I hope that in this brief debate I have managed to put my hon. Friend's mind at rest on some of the points that he has raised. Having set out why we felt the need in the previous Parliament to make such changes, I think that he understands that that was not done from some narrow, bureaucratic desire to interfere with the legitimate activities of schools, but was forced upon us by the unsatisfactory patchwork quilt arrangements for public entertainments that existed, or in some cases did not exist, around the country.

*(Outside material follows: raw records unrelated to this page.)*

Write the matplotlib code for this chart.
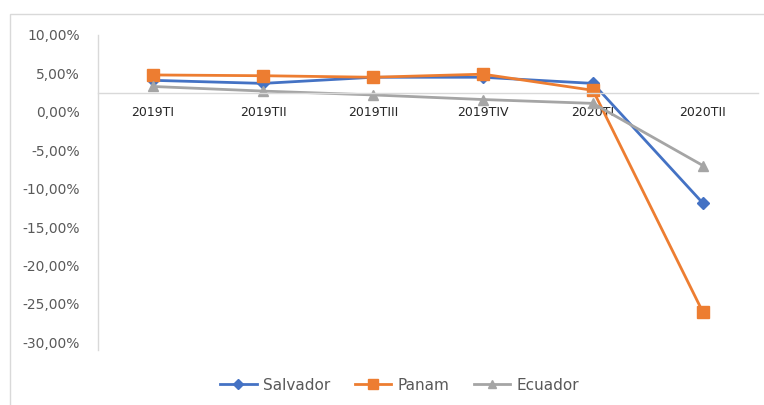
import matplotlib.pyplot as plt
from matplotlib.patches import Rectangle
from matplotlib.ticker import FuncFormatter

# Quarterly growth rates (%)
quarters = ["2019TI", "2019TII", "2019TIII", "2019TIV", "2020TI", "2020TII"]
salvador = [4.1, 3.7, 4.5, 4.5, 3.7, -11.9]
panam = [4.8, 4.7, 4.5, 4.9, 2.8, -26.1]
ecuador = [3.3, 2.7, 2.2, 1.6, 1.1, -7.0]

axis_cross = 2.4  # value where the category axis crosses

blue = "#4472C4"
orange = "#ED7D31"
gray = "#A5A5A5"
axis_col = "#D9D9D9"
text_col = "#595959"

plt.rcParams['font.family'] = ['DejaVu Sans']

fig = plt.figure(figsize=(7.64, 4.05), dpi=100)
ax = fig.add_axes([98 / 764, 1 - 350 / 405, 660 / 764, 315 / 405])

x = range(len(quarters))
ax.plot(x, salvador, color=blue, lw=2.0, marker="D", ms=6.5, label="Salvador")
ax.plot(x, panam, color=orange, lw=2.0, marker="s", ms=8.5, label="Panam")
ax.plot(x, ecuador, color=gray, lw=2.0, marker="^", ms=7.5, label="Ecuador")

ax.set_xlim(-0.5, len(quarters) - 0.5)
ax.set_ylim(-31.0, 10)
ax.set_yticks(range(-30, 11, 5))
ax.yaxis.set_major_formatter(FuncFormatter(lambda v, p: f"{v:.2f}%".replace(".", ",")))
ax.set_xticks(list(x))
ax.set_xticklabels(quarters)

for s in ["top", "right"]:
    ax.spines[s].set_visible(False)
ax.spines["left"].set_color(axis_col)
ax.spines["bottom"].set_color(axis_col)
ax.spines["left"].set_linewidth(1.0)
ax.spines["bottom"].set_linewidth(1.0)
ax.spines["bottom"].set_position(("data", axis_cross))
ax.set_axisbelow(True)

ax.tick_params(axis="y", length=0, pad=13, labelsize=10, labelcolor=text_col)
ax.tick_params(axis="x", length=0, pad=9, labelsize=9, labelcolor="#262626")

# chart area border
fig.patches.append(Rectangle((10 / 764, -0.1), 1.2, 1 - 14 / 405 + 0.1,
                             transform=fig.transFigure, fill=False,
                             edgecolor=axis_col, lw=1.0, clip_on=False))

fig.legend(loc="center", bbox_to_anchor=(0.523, 1 - 385 / 405), ncol=3,
           frameon=False, fontsize=11, handlelength=2.4, handletextpad=0.4,
           columnspacing=1.6, labelcolor=text_col, markerscale=0.85)

fig.savefig("out.png", dpi=100)
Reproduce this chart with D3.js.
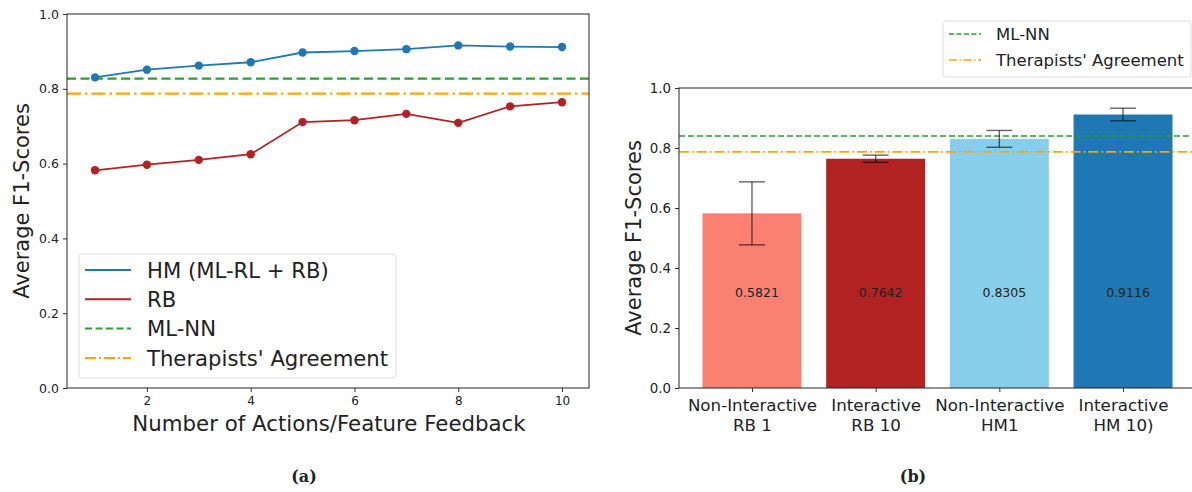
<!DOCTYPE html>
<html>
<head>
<meta charset="utf-8">
<script src="https://cdn.jsdelivr.net/npm/d3@7"></script>
<style>
  body { margin: 0; background: #fff; }
  svg text { font-family: "DejaVu Sans", sans-serif; fill: #222; }
</style>
</head>
<body>
<svg id="fig" width="1192" height="492"></svg>
<script>
// ---- data: panel (a)
var actions = [1, 2, 3, 4, 5, 6, 7, 8, 9, 10];
var hm_scores = [0.8305, 0.851, 0.862, 0.871, 0.897, 0.901, 0.906, 0.916, 0.913, 0.9116];
var rb_scores = [0.5821, 0.597, 0.610, 0.625, 0.711, 0.716, 0.733, 0.709, 0.753, 0.7642];
var mlnn_a = 0.827;
var therapists = 0.787;

// ---- data: panel (b)
var bar_labels = [["Non-Interactive", "RB 1"], ["Interactive", "RB 10"], ["Non-Interactive", "HM1"], ["Interactive", "HM 10)"]];
var bar_values = [0.5821, 0.7642, 0.8305, 0.9116];
var bar_errors = [0.105, 0.012, 0.028, 0.021];
var bar_colors = ["#fa8072", "#b22222", "#87ceeb", "#1f77b4"];
var mlnn_b = 0.84;

var y_ticks = [0, 0.2, 0.4, 0.6, 0.8, 1.0];
var x_ticks = [2, 4, 6, 8, 10];

var svg = d3.select("#fig");

// ================= panel (a) =================
var xa = d3.scaleLinear().domain([0.46, 10.52]).range([67, 589]);
var ya = d3.scaleLinear().domain([0, 1]).range([388, 14]);

var ga = svg.append("g");

ga.append("line").attr("x1", xa.range()[0]).attr("x2", xa.range()[1])
  .attr("y1", ya(mlnn_a)).attr("y2", ya(mlnn_a))
  .attr("stroke", "#2ca02c").attr("stroke-width", 2.2).attr("stroke-dasharray", "9,4.5");
ga.append("line").attr("x1", xa.range()[0]).attr("x2", xa.range()[1])
  .attr("y1", ya(therapists)).attr("y2", ya(therapists))
  .attr("stroke", "#ffa500").attr("stroke-width", 2.2).attr("stroke-dasharray", "14,4,2.5,4");

var line_a = d3.line().x((d, i) => xa(actions[i])).y(d => ya(d));

function draw_series(vals, color) {
  ga.append("path").datum(vals)
    .attr("d", line_a)
    .attr("fill", "none")
    .attr("stroke", color)
    .attr("stroke-width", 1.8);
  ga.append("g").selectAll("circle")
    .data(vals)
    .enter()
    .append("circle")
    .attr("cx", (d, i) => xa(actions[i]))
    .attr("cy", d => ya(d))
    .attr("r", 4.2)
    .style("fill", color);
}
draw_series(hm_scores, "#1f77b4");
draw_series(rb_scores, "#b22222");

ga.append("g").attr("transform", "translate(0,388)")
  .call(d3.axisBottom(xa).tickValues(x_ticks).tickSize(4).tickPadding(4).tickFormat(d3.format("d")))
  .call(g => g.select(".domain").remove())
  .selectAll("text").style("font-size", "12px");
ga.append("g").attr("transform", "translate(67,0)")
  .call(d3.axisLeft(ya).tickValues(y_ticks).tickSize(4).tickPadding(4).tickFormat(d3.format(".1f")))
  .call(g => g.select(".domain").remove())
  .selectAll("text").style("font-size", "12.5px");
ga.selectAll(".tick line").attr("stroke", "#333");

ga.append("rect").attr("x", 67).attr("y", 14).attr("width", 522).attr("height", 374)
  .attr("fill", "none").attr("stroke", "#222").attr("stroke-width", 1);

ga.append("text").attr("x", 329).attr("y", 431).attr("text-anchor", "middle")
  .style("font-size", "21.3px").text("Number of Actions/Feature Feedback");
ga.append("text").attr("transform", "translate(29,201) rotate(-90)").attr("text-anchor", "middle")
  .style("font-size", "21px").text("Average F1-Scores");

// legend (a)
var leg_a = [
  { name: "HM (ML-RL + RB)", color: "#1f77b4", dash: null },
  { name: "RB", color: "#b22222", dash: null },
  { name: "ML-NN", color: "#2ca02c", dash: "7,3.5" },
  { name: "Therapists' Agreement", color: "#ffa500", dash: "11,3,2,3" }
];
ga.append("rect").attr("x", 79).attr("y", 254).attr("width", 317).attr("height", 124)
  .attr("rx", 3).attr("fill", "#fff").attr("fill-opacity", 0.8)
  .attr("stroke", "#ddd").attr("stroke-width", 1);
var la = ga.selectAll(".leg").data(leg_a).enter().append("g").attr("class", "leg");
la.append("line").attr("x1", 85).attr("x2", 131)
  .attr("y1", (d, i) => 270 + i * 29.3).attr("y2", (d, i) => 270 + i * 29.3)
  .attr("stroke", d => d.color).attr("stroke-width", 2)
  .attr("stroke-dasharray", d => d.dash);
la.append("text").attr("x", 147).attr("y", (d, i) => 270 + i * 29.3).attr("dy", "0.36em")
  .style("font-size", "21.2px").text(d => d.name);

// ================= panel (b) =================
var xb = d3.scaleLinear().domain([-0.59, 3.59]).range([679, 1196]);
var yb = d3.scaleLinear().domain([0, 1]).range([388, 88]);
var bw = xb(0.8) - xb(0);

var gb = svg.append("g");

gb.selectAll(".bar").data(bar_values).enter().append("rect")
  .attr("class", "bar")
  .attr("x", (d, i) => xb(i) - bw / 2)
  .attr("y", d => yb(d))
  .attr("width", bw)
  .attr("height", d => yb(0) - yb(d))
  .style("fill", (d, i) => bar_colors[i]);

gb.append("line").attr("x1", 679).attr("x2", 1196)
  .attr("y1", yb(mlnn_b)).attr("y2", yb(mlnn_b))
  .attr("stroke", "#2ca02c").attr("stroke-width", 1.6).attr("stroke-dasharray", "6,3");
gb.append("line").attr("x1", 679).attr("x2", 1196)
  .attr("y1", yb(therapists)).attr("y2", yb(therapists))
  .attr("stroke", "#ffa500").attr("stroke-width", 1.6).attr("stroke-dasharray", "10,3,1.8,3");

// error bars
var eb = gb.selectAll(".err").data(bar_values).enter().append("g").attr("class", "err")
  .attr("stroke", "#000").attr("stroke-opacity", 0.6).attr("stroke-width", 1.4);
eb.append("line").attr("x1", (d, i) => xb(i)).attr("x2", (d, i) => xb(i))
  .attr("y1", (d, i) => yb(d - bar_errors[i])).attr("y2", (d, i) => yb(d + bar_errors[i]));
eb.append("line").attr("x1", (d, i) => xb(i) - 13).attr("x2", (d, i) => xb(i) + 13)
  .attr("y1", (d, i) => yb(d + bar_errors[i])).attr("y2", (d, i) => yb(d + bar_errors[i]));
eb.append("line").attr("x1", (d, i) => xb(i) - 13).attr("x2", (d, i) => xb(i) + 13)
  .attr("y1", (d, i) => yb(d - bar_errors[i])).attr("y2", (d, i) => yb(d - bar_errors[i]));

// value labels
gb.selectAll(".val").data(bar_values).enter().append("text")
  .attr("x", (d, i) => xb(i) + 5).attr("y", yb(0.317)).attr("dy", "0.36em")
  .attr("text-anchor", "middle").style("font-size", "12.5px")
  .text(d => d.toFixed(4));

// axes (b)
var xbAxis = gb.append("g").attr("transform", "translate(0,388)")
  .call(d3.axisBottom(xb).tickValues([0, 1, 2, 3]).tickSize(4).tickFormat(""));
xbAxis.select(".domain").remove();
xbAxis.selectAll(".tick").each(function(d) {
  var t = d3.select(this).append("text").attr("text-anchor", "middle").style("font-size", "16.7px");
  t.append("tspan").attr("x", 0).attr("y", 23).text(bar_labels[d][0]);
  t.append("tspan").attr("x", 0).attr("y", 43).text(bar_labels[d][1]);
});
gb.append("g").attr("transform", "translate(679,0)")
  .call(d3.axisLeft(yb).tickValues(y_ticks).tickSize(4).tickPadding(4).tickFormat(d3.format(".1f")))
  .call(g => g.select(".domain").remove())
  .selectAll("text").style("font-size", "13.4px");
gb.selectAll(".tick line").attr("stroke", "#333");

gb.append("rect").attr("x", 679).attr("y", 88).attr("width", 517).attr("height", 300)
  .attr("fill", "none").attr("stroke", "#222").attr("stroke-width", 1);

gb.append("text").attr("transform", "translate(641,238) rotate(-90)").attr("text-anchor", "middle")
  .style("font-size", "21px").text("Average F1-Scores");

// legend (b)
var leg_b = [
  { name: "ML-NN", color: "#2ca02c", dash: "5,2.5" },
  { name: "Therapists' Agreement", color: "#ffa500", dash: "8,2.5,1.5,2.5" }
];
gb.append("rect").attr("x", 943).attr("y", 21).attr("width", 248).attr("height", 56)
  .attr("rx", 3).attr("fill", "#fff").attr("fill-opacity", 0.8)
  .attr("stroke", "#ddd").attr("stroke-width", 1);
var lb = gb.selectAll(".legb").data(leg_b).enter().append("g").attr("class", "legb");
lb.append("line").attr("x1", 949).attr("x2", 981)
  .attr("y1", (d, i) => 34 + i * 26).attr("y2", (d, i) => 34 + i * 26)
  .attr("stroke", d => d.color).attr("stroke-width", 1.6)
  .attr("stroke-dasharray", d => d.dash);
lb.append("text").attr("x", 996).attr("y", (d, i) => 34 + i * 26).attr("dy", "0.36em")
  .style("font-size", "16.5px").text(d => d.name);

// captions
svg.append("text").attr("x", 304).attr("y", 482).attr("text-anchor", "middle")
  .style("font-family", "'DejaVu Serif', 'Liberation Serif', serif").style("font-weight", "bold")
  .style("font-size", "16px").text("(a)");
svg.append("text").attr("x", 913).attr("y", 482).attr("text-anchor", "middle")
  .style("font-family", "'DejaVu Serif', 'Liberation Serif', serif").style("font-weight", "bold")
  .style("font-size", "16px").text("(b)");
</script>
</body>
</html>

While inevitably in all new legislation there may be some problems, there is a danger that they can he exaggerated. Given good sense on both sides, those can be resolved. I am satisfied from the inquiries that I have made that there is a great desire on the part of my hon. Friend's local authority to show good sense. I hope that he will go to his headmasters armed with commonsense guidelines which we believe are a proper and sensible interpretation of the Act and that using those people will be able to enjoy, as they always have done, entertainments in schools without, as parents, members of the PTA or guests, feeling that they thereby run foul of the law or are put to unnecessary expense.

Question put and agreed to.

Adjourned accordingly at three minutes past Three o' clock.